Tutto pronto, allora? Non proprio. Perché prima c’è da convincere Luigi Di Maio e Matteo Salvini. E il problema, in questo senso, è sempre lo stesso: finché non cede l’uno neppure l’altro, in questa perenne sfida scellerata al rilancio, è disposto a valutare l’ipotesi del ripensamento. E così il capo leghista, interpellato sull’ipotesi del rinvio di “quota cento” al secondo trimestre, ha preso tempo: “Se Luigi accetta, per me va bene”. Solo che Di Maio al momento non ha alcuna intenzione di avallare il piano d’emergenza. Indisponibile, insomma. E allora ecco che pure Salvini s’irrigidisce, punta i piedi, resta sordo anche ai tentativi di persuasione di chi gli sta intorno.

 

Fino a lunedì, in ogni caso, non ci saranno abiure.

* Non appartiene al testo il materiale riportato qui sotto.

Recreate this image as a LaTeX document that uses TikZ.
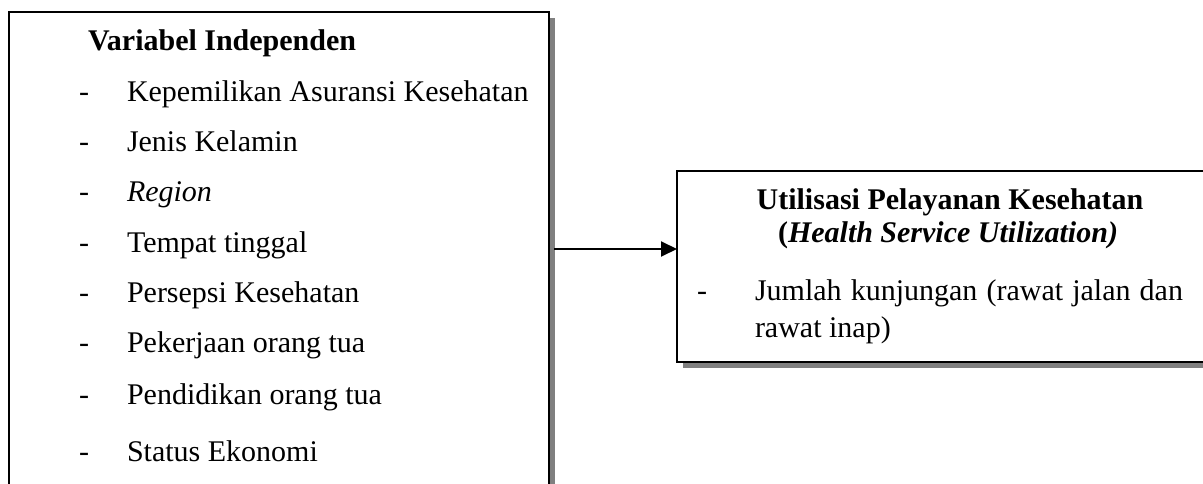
\documentclass[tikz,border=0pt]{standalone}
\usepackage{fontspec}
\setmainfont{Liberation Serif}
\usetikzlibrary{arrows.meta,shadows}
\begin{document}
\begin{tikzpicture}[x=1pt,y=-1pt,
  every node/.style={inner sep=0pt,outer sep=0pt,font=\fontsize{30}{36}\selectfont},
  shadowbox/.style={draw=black,line width=2pt,fill=white,
    drop shadow={shadow xshift=6pt,shadow yshift=-6pt,fill=black!50,opacity=1}},
  txt/.style={anchor=base west},
  ctxt/.style={anchor=base},
  conn/.style={line width=2pt,-{Triangle[length=16pt,width=15pt]}}]
\useasboundingbox (0,0) rectangle (1203,484);
\clip (0,0) rectangle (1203,484);
% boxes
\node[shadowbox,minimum width=540pt,minimum height=520pt] (L) at (279,272) {};
\node[shadowbox,minimum width=540pt,minimum height=191pt] (R) at (947,266.5) {};
% left box text
\node[txt] (lt) at (88,51) {\textbf{Variabel Independen}};
\node[txt] (d1) at (79,102) {-};
\node[txt] (i1) at (127,102) {Kepemilikan Asuransi Kesehatan};
\node[txt] (d2) at (79,152) {-};
\node[txt] (i2) at (127,152) {Jenis Kelamin};
\node[txt] (d3) at (79,202) {-};
\node[txt] (i3) at (127,202) {\textit{Region}};
\node[txt] (d4) at (79,252) {-};
\node[txt] (i4) at (127,252) {Tempat tinggal};
\node[txt] (d5) at (79,302) {-};
\node[txt] (i5) at (127,302) {Persepsi Kesehatan};
\node[txt] (d6) at (79,352) {-};
\node[txt] (i6) at (127,352) {Pekerjaan orang tua};
\node[txt] (d7) at (79,404) {-};
\node[txt] (i7) at (127,404) {Pendidikan orang tua};
\node[txt] (d8) at (79,461) {-};
\node[txt] (i8) at (127,461) {Status Ekonomi};
% right box text
\node[ctxt] (rt1) at (950,209) {\textbf{Utilisasi Pelayanan Kesehatan}};
\node[ctxt] (rt2) at (948,242) {\textbf{(\textit{Health Service Utilization)}}};
\node[txt] (rd) at (697,300) {-};
\node[txt] (r1) at (755,300) {\makebox[428pt][s]{Jumlah kunjungan (rawat jalan dan}};
\node[txt] (r2) at (755,337) {rawat inap)};
% connector
\coordinate (a1) at (554,249);
\draw[conn] (a1) -- (R.west |- a1);
\end{tikzpicture}
\end{document}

Si vivrà alla giornata, sapendo che “lo spread ci farà ballare”, ma valutando di volta in volta le possibili misure. Pure nel M5s, però, cominciano a emergere i dubbi e le perplessità di chi, anche nel cerchio ristretto del “Gigio Magico”, prova a dettare la linea della prudenza. Chi, tra i parlamentari grillini, ha il mandato di sondare gli investitori, ha riferito al capo di una preoccupazione diffusa per la “mancanza di misure riservate alla crescita”: ed ecco che allora quei quattro miliardi da girare agli investimenti diventano una soluzione possibile per tentare di rassicurare gli investitori senza al contempo perdere la faccia con gli elettori. Del resto, partire a gennaio col finanziamento al reddito di cittadinanza potrebbe essere addirittura controproducente. “Se non hai una rete efficiente di centri per l’impiego, il disegno non può funzionare perché si basa sull’incontro efficace tra domanda e offerta. Se manca questo passaggio il rischio è che diventi una riforma solo assistenzialitica”, si sfoga un grillino al Senato. E allora, a maggior ragione, tanto varrebbe postdatare l’avvio del reddito di cittadinanza di qualche mese.

 

Per Di Maio questa resta, al momento, una mossa estrema, cui ricorrere solo in caso di emergenza (come se, d’altronde, gli avvertimenti di ieri da parte di Fitch e Moody’s non fossero abbastanza allarmanti). E tuttavia, dietro la recita di una irremovibile fermezza, dietro la retorica d’ordinanza del tiriamo dritto, nel Movimento qualche crepa si apre. E forse anche per questo, illustrando il Def alla commissione Bilancio – epicentro delle tensioni neanche troppo sotterranee tra i grillini più cauti, preoccupati eccome nel vedere l’impennata dello spread, e quelli barricaderi – ieri la Castelli si è per la prima volta mostrata assai conciliante con le opposizioni, e in particolare col Pd. E ha addirittura riconosciuto al precedente governo – horribile dictu – un impegno apprezzabile nel tentativo di riformare le regole fiscali europee, aggiungendo peraltro che è su quel lavoro, “non abbastanza pubblicizzato dal Pd”, che i grilloleghisti intendono basarsi per forzare la mano a Bruxelles. Adelante, insomma, ma con juicio.